Still truly bad notation, especially because a prime superscript placed on the symbol for a function typically means its derivative. And this question is about derivatives.

 

[fresh_42]

So we are talking about the chain rule? $g=g(\varphi)$ and $f=f(g)$, so $f=f(g(\varphi))$?

 

[kent davidge]

So we are talking about the chain rule? $g=g(\varphi)$ and $f=f(g)$, so $f=f(g(\varphi))$?

oh yes. And I would like to know $$\frac{\partial f}{\partial \varphi}$$ If $\varphi$ were the argument of $f$ directly, then it would be the same as the total derivative of $f$ wrt it. But since $\varphi$ is the argument of $g$, I'm not sure how to proceed.

chain rule?

oops, this just reminded me that we can use the chain rule also with partial derivatives. so $$\frac{\partial f}{\partial \varphi} = \frac{\partial f}{\partial g}\frac{\partial g}{\partial \varphi}$$

 

[fresh_42]

$\dfrac{df}{d \varphi}=\dfrac{df(g)}{dg}\cdot\dfrac{dg(\varphi)}{d\varphi}$.

 

[Stephen Tashi]

Let's try different notation for the OP and use an example.

Suppose we are given $f(y) = 2y$ and $y = x^2$. Then what is $\frac {df}{dx}$?

Is it zero because $x$ does not appear in the formula $f(y) = 2y$ ? Or is it $4x$ because $f(x) = 2(x^2)$ ?

This involves ambiguous and bad notation - and notation that is customary, especially in writing about physics! Beginning students in mathematics are taught that a function has a definite domain and co-domain. So if two functions have different co-domains, they must be different functions. The function $f(y)$ can take on negative values. The function $f(x)$ cannot. So we shouldn't use the name $f$ for both functions. However, it is common practice to do so.

When we are "given" that $y = x^2$, it isn't clear how the name $f$ should be used in representing this fact. To be unambiguous, we could say there is function $f(y) = 2y$ and another function $B(x) = f(x^2) = 2x^2$.

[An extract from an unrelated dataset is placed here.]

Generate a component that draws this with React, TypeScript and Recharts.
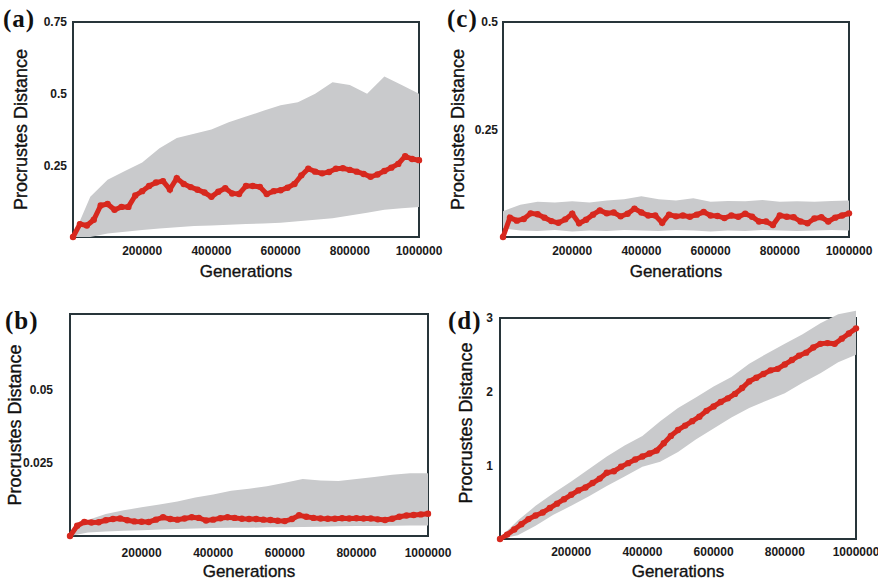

Technically speaking, if $x$ denotes a variable not in the domain of $f$ then $\frac{df}{dx}$ is undefined. However, convention says that we interpret $\frac{df}{dx}$ by pretending $f(y)$ is actually a function of two variables $(x,y)$ that is constant with respect to $x$. With that convention, $\frac{df}{dx} = \frac{\partial f}{\partial_x} = 0$.

I'd say the most common interpretation of the above example in physics is that $\frac{df}{dx} = 0$.

In a math text, the author might want to give students an exercise in the chain rule. He would expect them to interpret $\frac{df}{dx}$ as the derivative of the function $B(x)$.

 

[Mark44]

Suppose we have a function $\vartheta'(\vartheta) = \vartheta$ and that $\vartheta = \vartheta(\varphi)$ and we know what $\vartheta(\varphi)$ is.

Why are you using Greek letters here? The examples shown in the posts by @fresh_42 and @Stephen Tashi are much clearer, not to mention easier to type.

 

[kent davidge]

Why are you using Greek letters here? The examples shown in the posts by @fresh_42 and @Stephen Tashi are much clearer, not to mention easier to type.

Indeed... As if it wasn't enough not understanding the topic, I come up with this notation to make things more difficult.